As Stanley Kurtz, a senior fellow at the Ethics and Public Policy Center, wrote in the National Review:
We Want to Do More Than Survive, the title of Love’s book, alludes to a saying of Maya Angelou: “My mission in life is not merely to survive, but to thrive.” Who can argue with that? A more accurate title — say, We Need a Socialist Revolution — would have been a tad more contentious. Yet somehow the book manages to move from “thriving” to revolutionary socialism. The connection comes from Love’s life story. . . .

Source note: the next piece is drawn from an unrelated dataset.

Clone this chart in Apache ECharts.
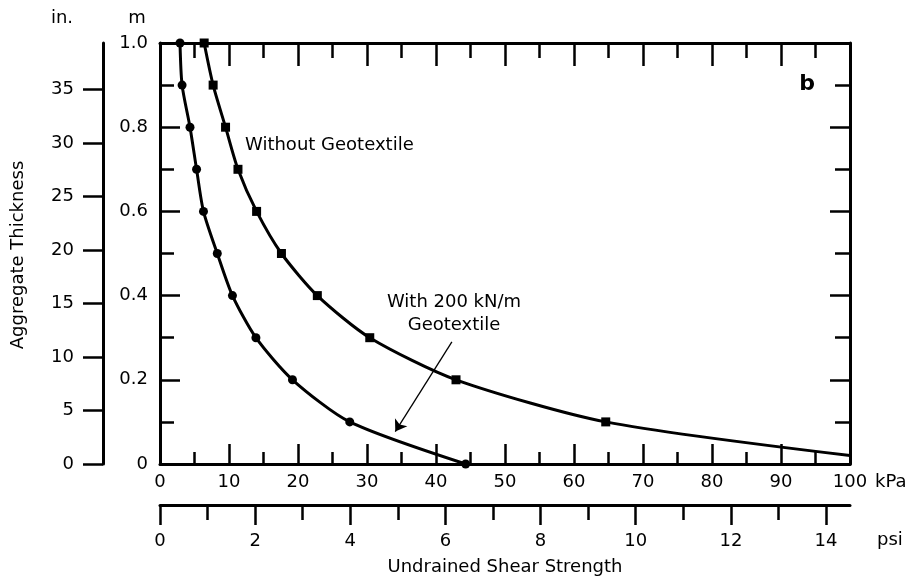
<!DOCTYPE html>
<html>
<head>
<meta charset="utf-8">
<title>Aggregate Thickness vs Undrained Shear Strength</title>
<script src="https://cdn.jsdelivr.net/npm/echarts@6/dist/echarts.min.js"></script>
<style>
html, body { margin: 0; padding: 0; background: #fff; }
#chart { width: 916px; height: 581px; }
</style>
</head>
<body>
<div id="chart"></div>
<script>
// thickness levels (m) where the points were plotted
var thickness = [1.0, 0.9, 0.8, 0.7, 0.6, 0.5, 0.4, 0.3, 0.2, 0.1, 0];
// undrained shear strength (kPa) at each level
var withGeotextile = [2.9, 3.2, 4.35, 5.3, 6.3, 8.3, 10.5, 13.9, 19.2, 27.5, 44.3];
var withoutGeotextile = [6.4, 7.7, 9.5, 11.3, 14.0, 17.6, 22.8, 30.4, 42.9, 64.6];
var withoutEnd = [100, 0.02];   // line runs on to the frame, no marker there

var inchTicks = [0, 5, 10, 15, 20, 25, 30, 35];
var psiMajor = [0, 2, 4, 6, 8, 10, 12, 14];
var psiMinor = [1, 3, 5, 7, 9, 11, 13];

// pointer from the "With 200 kN/m" note down to the curve
var arrowFrom = [42.3, 0.29];
var arrowTo = [34.1, 0.077];

var KPA_PER_PSI = 6.894757;
var M_PER_IN = 0.0254;

var FONT = 'DejaVu Sans';
var black = '#000';

function axisLine(show) {
	return { show: show !== false, onZero: false, lineStyle: { color: black, width: 3 } };
}
function labelStyle(extra) {
	var s = { color: black, fontSize: 18, fontFamily: FONT };
	for (var k in extra) s[k] = extra[k];
	return s;
}

var circles = [];
for (var i = 0; i < withGeotextile.length; i++) {
	circles.push([withGeotextile[i], thickness[i]]);
}
var squares = [];
for (var j = 0; j < withoutGeotextile.length; j++) {
	squares.push([withoutGeotextile[j], thickness[j]]);
}
squares.push({ value: withoutEnd, symbol: 'none' });

var chart = echarts.init(document.getElementById('chart'));
chart.setOption({
	animation: false,
	backgroundColor: '#fff',
	grid: { left: 160, right: 66, top: 43, bottom: 117, containLabel: false },
	xAxis: [{
		// kPa
		type: 'value', position: 'bottom', min: 0, max: 100, interval: 10,
		axisLine: axisLine(),
		axisTick: { inside: true, length: 20, lineStyle: { color: black, width: 2.5 } },
		minorTick: { show: true, splitNumber: 2, length: 12, lineStyle: { color: black, width: 2.5 } },
		axisLabel: labelStyle({ margin: 9 }),
		splitLine: { show: false }
	}, {
		// top frame
		type: 'value', position: 'top', min: 0, max: 100, interval: 10,
		axisLine: axisLine(),
		axisTick: { inside: true, length: 23, lineStyle: { color: black, width: 2.5 } },
		minorTick: { show: true, splitNumber: 2, length: 15, lineStyle: { color: black, width: 2.5 } },
		axisLabel: { show: false },
		splitLine: { show: false }
	}, {
		// psi, major ticks and labels
		type: 'value', position: 'bottom', offset: 41, min: 0, max: 100 / KPA_PER_PSI,
		axisLine: axisLine(),
		axisTick: { customValues: psiMajor, length: 20, lineStyle: { color: black, width: 2.5 } },
		axisLabel: labelStyle({ customValues: psiMajor, margin: 27 }),
		splitLine: { show: false }
	}, {
		// psi, minor ticks
		type: 'value', position: 'bottom', offset: 41, min: 0, max: 100 / KPA_PER_PSI,
		axisLine: axisLine(false),
		axisTick: { customValues: psiMinor, length: 15, lineStyle: { color: black, width: 2.5 } },
		axisLabel: { show: false },
		splitLine: { show: false }
	}],
	yAxis: [{
		// m
		type: 'value', position: 'left', min: 0, max: 1, interval: 0.2,
		axisLine: axisLine(),
		axisTick: { inside: true, length: 20, lineStyle: { color: black, width: 2.5 } },
		minorTick: { show: true, splitNumber: 2, length: 14, lineStyle: { color: black, width: 2.5 } },
		axisLabel: labelStyle({
			margin: 12,
			formatter: function (v) { return v === 0 ? '0' : v.toFixed(1); }
		}),
		splitLine: { show: false }
	}, {
		// right frame
		type: 'value', position: 'right', min: 0, max: 1, interval: 0.2,
		axisLine: axisLine(),
		axisTick: { inside: true, length: 20, lineStyle: { color: black, width: 2.5 } },
		minorTick: { show: true, splitNumber: 2, length: 15, lineStyle: { color: black, width: 2.5 } },
		axisLabel: { show: false },
		splitLine: { show: false }
	}, {
		// inches
		type: 'value', position: 'left', offset: 57, min: 0, max: 1 / M_PER_IN,
		axisLine: axisLine(),
		axisTick: { customValues: inchTicks, length: 20, lineStyle: { color: black, width: 2.5 } },
		axisLabel: labelStyle({ customValues: inchTicks, margin: 29 }),
		splitLine: { show: false }
	}],
	series: [{
		name: 'With 200 kN/m Geotextile',
		type: 'line',
		xAxisIndex: 0, yAxisIndex: 0,
		data: circles,
		smooth: 0.25,
		symbol: 'circle', symbolSize: 9,
		lineStyle: { color: black, width: 3 },
		itemStyle: { color: black },
		markLine: {
			silent: true,
			symbol: ['none', 'arrow'],
			symbolSize: 11,
			label: { show: false },
			lineStyle: { color: black, width: 1.3, type: 'solid' },
			data: [[{ coord: arrowFrom }, { coord: arrowTo }]]
		}
	}, {
		name: 'Without Geotextile',
		type: 'line',
		xAxisIndex: 0, yAxisIndex: 0,
		data: squares,
		smooth: 0.25,
		symbol: 'rect', symbolSize: 9,
		lineStyle: { color: black, width: 3 },
		itemStyle: { color: black }
	}],
	graphic: [
		{ type: 'text', style: { text: 'in.', x: 62, y: 18, align: 'center', verticalAlign: 'middle', font: '18px "' + FONT + '"', fill: black } },
		{ type: 'text', style: { text: 'm', x: 137, y: 18, align: 'center', verticalAlign: 'middle', font: '18px "' + FONT + '"', fill: black } },
		{ type: 'text', style: { text: 'b', x: 807, y: 84, align: 'center', verticalAlign: 'middle', font: 'bold 22px "' + FONT + '"', fill: black } },
		{ type: 'text', style: { text: 'Without Geotextile', x: 245, y: 145, align: 'left', verticalAlign: 'middle', font: '18px "' + FONT + '"', fill: black } },
		{ type: 'text', style: { text: 'With 200 kN/m\nGeotextile', x: 454, y: 314, align: 'center', verticalAlign: 'middle', lineHeight: 23, font: '18px "' + FONT + '"', fill: black } },
		{ type: 'text', style: { text: 'kPa', x: 875, y: 482, align: 'left', verticalAlign: 'middle', font: '18px "' + FONT + '"', fill: black } },
		{ type: 'text', style: { text: 'psi', x: 877, y: 540, align: 'left', verticalAlign: 'middle', font: '18px "' + FONT + '"', fill: black } },
		{ type: 'text', style: { text: 'Undrained Shear Strength', x: 505, y: 567, align: 'center', verticalAlign: 'middle', font: '18px "' + FONT + '"', fill: black } },
		{ type: 'text', rotation: Math.PI / 2, x: 18, y: 255, style: { text: 'Aggregate Thickness', x: 0, y: 0, align: 'center', verticalAlign: 'middle', font: '18px "' + FONT + '"', fill: black } }
	]
});
</script>
</body>
</html>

Her book’s subtitle, “Abolitionist Teaching and the Pursuit of Educational Freedom,” supplies the name of Love’s “Abolitionist Teaching Network.” So, what does Love hope to abolish? Plenty. The educational survival complex must go, as we’ve seen, but also the prison-industrial complex, and pretty much every other pillar of the existing social order, including capitalism. Most especially up for abolition is “Whiteness.” At base, Bettina Love wants to abolish America itself and replace it with an entirely different system.
Parents and citizens concerned with upholding MLK’s “Dream” should keep a close eye on Love and her radical ATN, as both aim to abolish the legacy of the Civil Rights Movement by rejecting “colorblindness” as well.